I chuckle a little bit every time I hear “every surgeon has a different method of doing things!" But... it really doesn’t surprise me.
That’s because, every surgeon, every surgery and every recovery is different. So the way your surgeon does things is based on their own knowledge and personal experience.
If you turn to the Internet for answers to your breast augmentation questions, expect lots of different answers.
That’s why it’s best to take your internet research with a grain of salt... and be sure to ask your own surgeon for the answers to your questions.
Here’s just a few ways surgeons may approach things differently:
Drains or No Drains
Drains aren’t actually used routinely in breast implant surgery. The two main reasons drains might be used is:
- if you get textured implants - to help limit fluid around the implant because the body needs to "stick" to the textured implant surface. Fluid build-up could interfere with that. Or,
- if there’s concern about bleeding (there is usually minimal blood loss with a BA). More complicated surgeries (e.g. revisions and lifts) may need them.
If you ask and your surgeon says they’ll be using drains, ask why. Some surgeons use them in all their surgeries. It seems to be down to personal technique/preference.
Many surgeons have very specific beliefs about bra usage after breast augmentation. After surgery your surgeon will advise you on what their bra rules are.
It could be: no bra, a soft bra, a sports bra or a compression bra.
Going braless is advised by some surgeons until the implants have dropped into position.
When a supportive bra is recommended it’s to protect the tissues, hold dressings in place, and prevent extra movement of the implants.
Some surgeons like a tighter compression bra as they feel it helps control swelling and adds support in the early healing period.
And... (although I don’t hear it happening too often) some surgeons recommended use of a wired bra straight away... if they do it may be to define a new inframammary fold (basically when they alter the crease under your breasts).
There is no evidence to suggest whether any type of bra is beneficial though... so your surgeon is recommending what they do based on their experience and what they have seen work best for them.
Strap or No Strap
Sometimes after a breast augmentation, your Plastic Surgeon may recommend you wear a strap across the top of your breasts.
Guess what... whether or not you have a strap after surgery depends on your own unique circumstances and that of your surgeon.
Some surgeons feel in the early healing period they help. Breasts will drop naturally but a strap may help speed up the process or help if implants are being stubborn about dropping in to place.
Massage or No Massage
Breast massaging can be a controversial subject. Some recommend it and others don’t think it does much.
Massaging won’t fix incorrectly placed implants (if they look wrong always consult your surgeon) and there’s not a lot of evidence proving that it prevents capsular contracture.
The benefit to breast massaging (if you’re told to do it) seems to lie in speeding up the process of softening implants. In which case, it’s more accurate to refer to this as “breast implant displacement exercises”. The theory: that movement of the implant (as directed by your surgeon – don’t try this at home without being told to) is to maintain the implant pocket that was created during surgery to maintain a soft and supple breast appearance.

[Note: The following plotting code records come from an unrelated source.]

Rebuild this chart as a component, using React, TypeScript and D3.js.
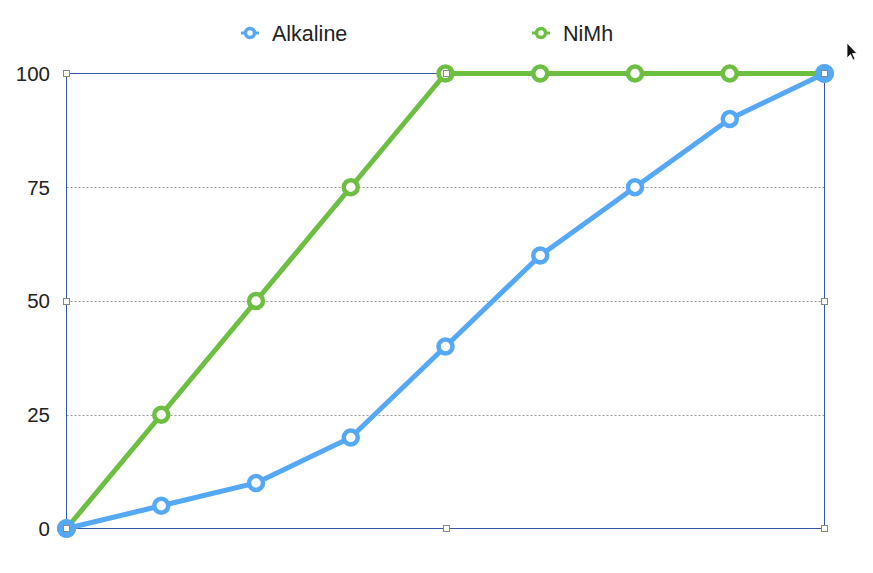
import React from "react"
import * as d3 from "d3"

const categories = ["0", "1", "2", "3", "4", "5", "6", "7", "8"]
const alkaline = [0, 5, 10, 20, 40, 60, 75, 90, 100]
const nimh = [0, 25, 50, 75, 100, 100, 100, 100, 100]
const yTicks = [0, 25, 50, 75, 100]

const BLUE = "#55a8f6"
const GREEN = "#6cbf41"
const FRAME = "#3358a8"

const W = 873
const H = 573
const margin = { top: 73.5, right: 48.5, bottom: 44.5, left: 66.5 }

export default function App() {
  const x = d3.scalePoint<string>()
    .domain(categories)
    .range([margin.left, W - margin.right])
  const y = d3.scaleLinear()
    .domain([0, 100])
    .range([H - margin.bottom, margin.top])

  const line = d3.line<number>()
    .x((_, i) => x(categories[i]) as number)
    .y(d => y(d))

  const x0 = margin.left
  const x1 = W - margin.right
  const xm = Math.round((x0 + x1) / 2) + 0.5
  const y0 = y(0)
  const y1 = y(100)
  const ym = Math.round((y0 + y1) / 2) + 0.5
  const handles = [
    [x0, y1], [xm, y1], [x1, y1],
    [x0, ym], [x1, ym],
    [x0, y0], [xm, y0], [x1, y0],
  ]

  const series = [
    { name: "NiMh", values: nimh, color: GREEN },
    { name: "Alkaline", values: alkaline, color: BLUE },
  ]
  const legend = [
    { name: "Alkaline", color: BLUE, x: 250 },
    { name: "NiMh", color: GREEN, x: 541 },
  ]

  return (
    <svg width={W} height={H} style={{ position: "absolute", left: 0, top: 0, background: "#fff" }}
      fontFamily="'Liberation Sans', Arial, sans-serif">
      {/* grid */}
      {yTicks.filter(t => t > 0 && t < 100).map(t => (
        <line key={t} x1={x0} x2={x1} y1={Math.round(y(t)) + 0.5} y2={Math.round(y(t)) + 0.5}
          stroke="#999" strokeWidth={1} strokeDasharray="2,2" />
      ))}
      {/* frame */}
      <rect x={x0} y={y1} width={x1 - x0} height={y0 - y1} fill="none" stroke={FRAME} strokeWidth={1} />

      {/* y tick labels */}
      {yTicks.map(t => (
        <text key={t} x={50} y={y(t)} dy="0.36em" textAnchor="end" fontSize={20.5} fill="#222">{t}</text>
      ))}

      {/* series */}
      {series.map(s => (
        <g key={s.name}>
          <path d={line(s.values) || ""} fill="none" stroke={s.color} strokeWidth={5} strokeLinejoin="round" />
          {s.values.map((v, i) => (
            <circle key={i} cx={x(categories[i])} cy={y(v)} r={7}
              fill="#fff" stroke={s.color} strokeWidth={4.5} />
          ))}
        </g>
      ))}
      {/* highlighted end points */}
      {[0, alkaline.length - 1].map(i => (
        <circle key={i} cx={x(categories[i])} cy={y(alkaline[i])} r={9.5} fill={BLUE} />
      ))}

      {/* selection handles */}
      {handles.map(([hx, hy], i) => (
        <rect key={i} x={hx - 3} y={hy - 3} width={6} height={6} fill="#fff" stroke="#888" strokeWidth={1} />
      ))}

      {/* legend */}
      {legend.map(l => (
        <g key={l.name}>
          <line x1={l.x - 9} x2={l.x + 9} y1={33} y2={33} stroke={l.color} strokeWidth={3} />
          <circle cx={l.x} cy={33} r={4.5} fill="#fff" stroke={l.color} strokeWidth={3.5} />
          <text x={l.x + 22} y={33} dy="0.36em" fontSize={21.5} fill="#222">{l.name}</text>
        </g>
      ))}

      {/* cursor */}
      <path d="M847,43 L847,58 L850.5,54.5 L853,60 L855,59 L852.5,53.5 L857,53.5 Z"
        fill="#111" stroke="#fff" strokeWidth={0.8} />
    </svg>
  )
}
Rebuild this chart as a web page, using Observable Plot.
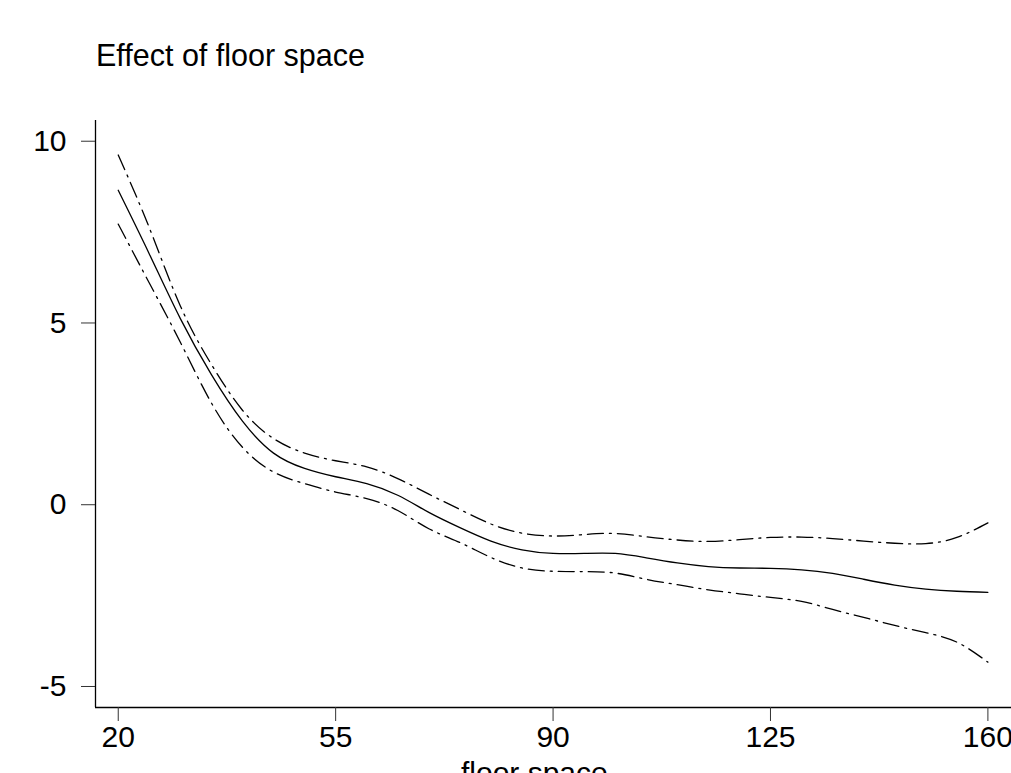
<!DOCTYPE html>
<html>
<head>
<meta charset="utf-8">
<script src="https://cdn.jsdelivr.net/npm/d3@7"></script>
<script src="https://cdn.jsdelivr.net/npm/@observablehq/plot@0.6"></script>
<style>
  html, body { margin: 0; padding: 0; background: #fff; overflow: hidden; }
  #title { position: relative; height: 100px; width: 1011px; font-family: "Liberation Sans", Arial, sans-serif; }
  #title span { position: absolute; left: 96px; top: 40px; font-size: 30.5px; line-height: 30px; color: #000; white-space: nowrap; }
</style>
</head>
<body>
<div id="title"><span>Effect of floor space</span></div>
<div id="chart"></div>
<script>
const floorSpace = [20,25,30,35,40,45,50,55,60,65,70,75,80,85,90,95,100,105,110,115,120,125,130,135,140,145,150,155,160];
const effect = [8.65,6.9,5.12,3.58,2.3,1.42,1.0,0.77,0.58,0.26,-0.21,-0.63,-1.0,-1.24,-1.34,-1.34,-1.34,-1.46,-1.6,-1.7,-1.74,-1.75,-1.79,-1.89,-2.05,-2.21,-2.32,-2.38,-2.41];
const upper = [9.62,7.62,5.47,3.86,2.6,1.82,1.42,1.21,1.04,0.72,0.29,-0.13,-0.53,-0.78,-0.86,-0.82,-0.79,-0.88,-0.97,-1.01,-0.96,-0.9,-0.89,-0.93,-1.0,-1.06,-1.07,-0.9,-0.5];
const lower = [7.72,6.1,4.47,2.8,1.58,0.9,0.58,0.35,0.17,-0.16,-0.66,-1.04,-1.45,-1.74,-1.83,-1.84,-1.88,-2.05,-2.2,-2.34,-2.45,-2.55,-2.66,-2.88,-3.1,-3.32,-3.52,-3.78,-4.33];
const xTicks = [20,55,90,125,160];
const yTicks = [-5,0,5,10];
const xDomain = [16.34,163.8];
const yDomain = [-5.578,10.57];

const rows = floorSpace.map((x,i) => ({x, mean: effect[i], hi: upper[i], lo: lower[i]}));
const dash = "16,6,2,6";

const chart = Plot.plot({
  width: 1011,
  height: 673,
  marginTop: 20,
  marginBottom: 66,
  marginLeft: 95,
  marginRight: 0,
  style: {fontFamily: "'Liberation Sans', Arial, sans-serif", fontSize: "30px", overflow: "visible", background: "#fff", color: "#000"},
  x: {domain: xDomain},
  y: {domain: yDomain},
  marks: [
    Plot.ruleX([xDomain[0]], {stroke: "#000", strokeWidth: 1.3}),
    Plot.ruleY([yDomain[0]], {stroke: "#000", strokeWidth: 1.3}),
    Plot.axisX({ticks: xTicks, tickSize: 14, tickPadding: 4, tickFormat: d => String(d), label: "floor space", labelAnchor: "center", labelOffset: 75, stroke: "#333"}),
    Plot.axisY({ticks: yTicks, tickSize: 14, tickPadding: 15, tickFormat: d => String(d), label: null, stroke: "#333"}),
    Plot.line(rows, {x: "x", y: "hi", stroke: "#000", strokeWidth: 1.3, strokeDasharray: dash, curve: "natural"}),
    Plot.line(rows, {x: "x", y: "mean", stroke: "#000", strokeWidth: 1.3, curve: "natural"}),
    Plot.line(rows, {x: "x", y: "lo", stroke: "#000", strokeWidth: 1.3, strokeDasharray: dash, curve: "natural"})
  ]
});
document.getElementById("chart").appendChild(chart);
</script>
</body>
</html>
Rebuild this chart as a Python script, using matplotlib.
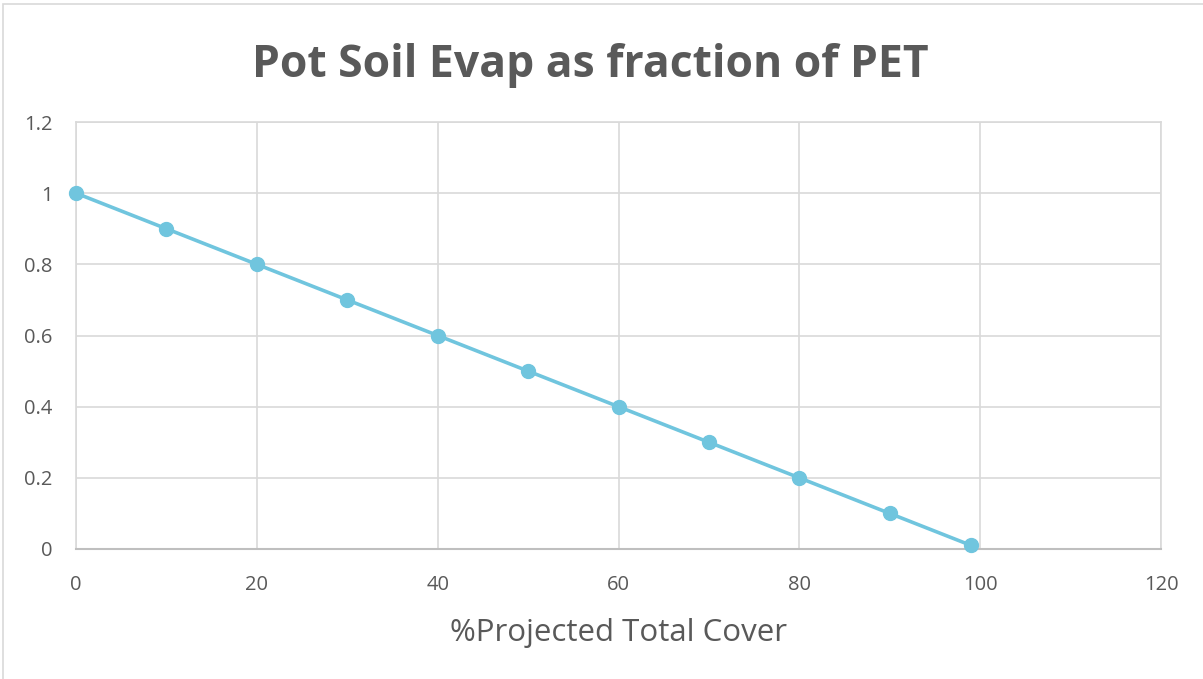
import matplotlib.pyplot as plt
from matplotlib.patches import Rectangle

cover = [0, 10, 20, 30, 40, 50, 60, 70, 80, 90, 99]
evap_frac = [1.0, 0.9, 0.8, 0.7, 0.6, 0.5, 0.4, 0.3, 0.2, 0.1, 0.01]
xticks = [0, 20, 40, 60, 80, 100, 120]
yticks = [0, 0.2, 0.4, 0.6, 0.8, 1, 1.2]
ytick_labels = ["0", "0.2", "0.4", "0.6", "0.8", "1", "1.2"]

text_col = "#595959"
grid_col = "#d9d9d9"
line_col = "#70c5de"

plt.rcParams['font.family'] = ['Open Sans', 'DejaVu Sans']

fig = plt.figure(figsize=(12.03, 6.79), dpi=100)
ax = fig.add_axes([76 / 1203, 1 - 549 / 679, (1161 - 76) / 1203, (549 - 122) / 679])

# outer chart frame
fig.patches.append(Rectangle((3 / 1203, -0.01), 1.02, 1 - 4 / 679 + 0.01,
                             transform=fig.transFigure, fill=False,
                             edgecolor="#d9d9d9", linewidth=1.2))

ax.plot(cover, evap_frac, color=line_col, linewidth=2.6, marker='o',
        markersize=10, zorder=3, clip_on=False)

ax.set_xlim(0, 120)
ax.set_ylim(0, 1.2)
ax.set_xticks(xticks)
ax.set_yticks(yticks)
ax.set_yticklabels(ytick_labels)
ax.grid(True, color=grid_col, linewidth=1.2)
ax.set_axisbelow(True)
for side in ['top', 'right', 'left']:
    ax.spines[side].set_color(grid_col)
    ax.spines[side].set_linewidth(1.2)
ax.spines['bottom'].set_color("#bfbfbf")
ax.spines['bottom'].set_linewidth(1.5)
ax.tick_params(length=0, labelsize=14.5, labelcolor=text_col)
ax.tick_params(axis='x', pad=19)
ax.tick_params(axis='y', pad=17)

ax.set_xlabel("%Projected Total Cover", fontsize=22.5, color=text_col, labelpad=16)
fig.text(0.491, 1 - 65 / 679, "Pot Soil Evap as fraction of PET", ha='center', va='center',
         fontsize=32, fontweight='bold', color=text_col)

fig.savefig("out.png", dpi=100)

All surgeons have some degree of differing opinions about almost everything to do with a breast augmentation. My points mentioned above certainly aren’t all the differences there are!
Pick a surgeon you trust and then trust their judgement with their recovery protocols. If they consistently get good results with the way they do things, then you are in good hands.
And... whatever your surgeon says - do it. He/she knows your situation best! Always follow YOUR surgeon’s instructions.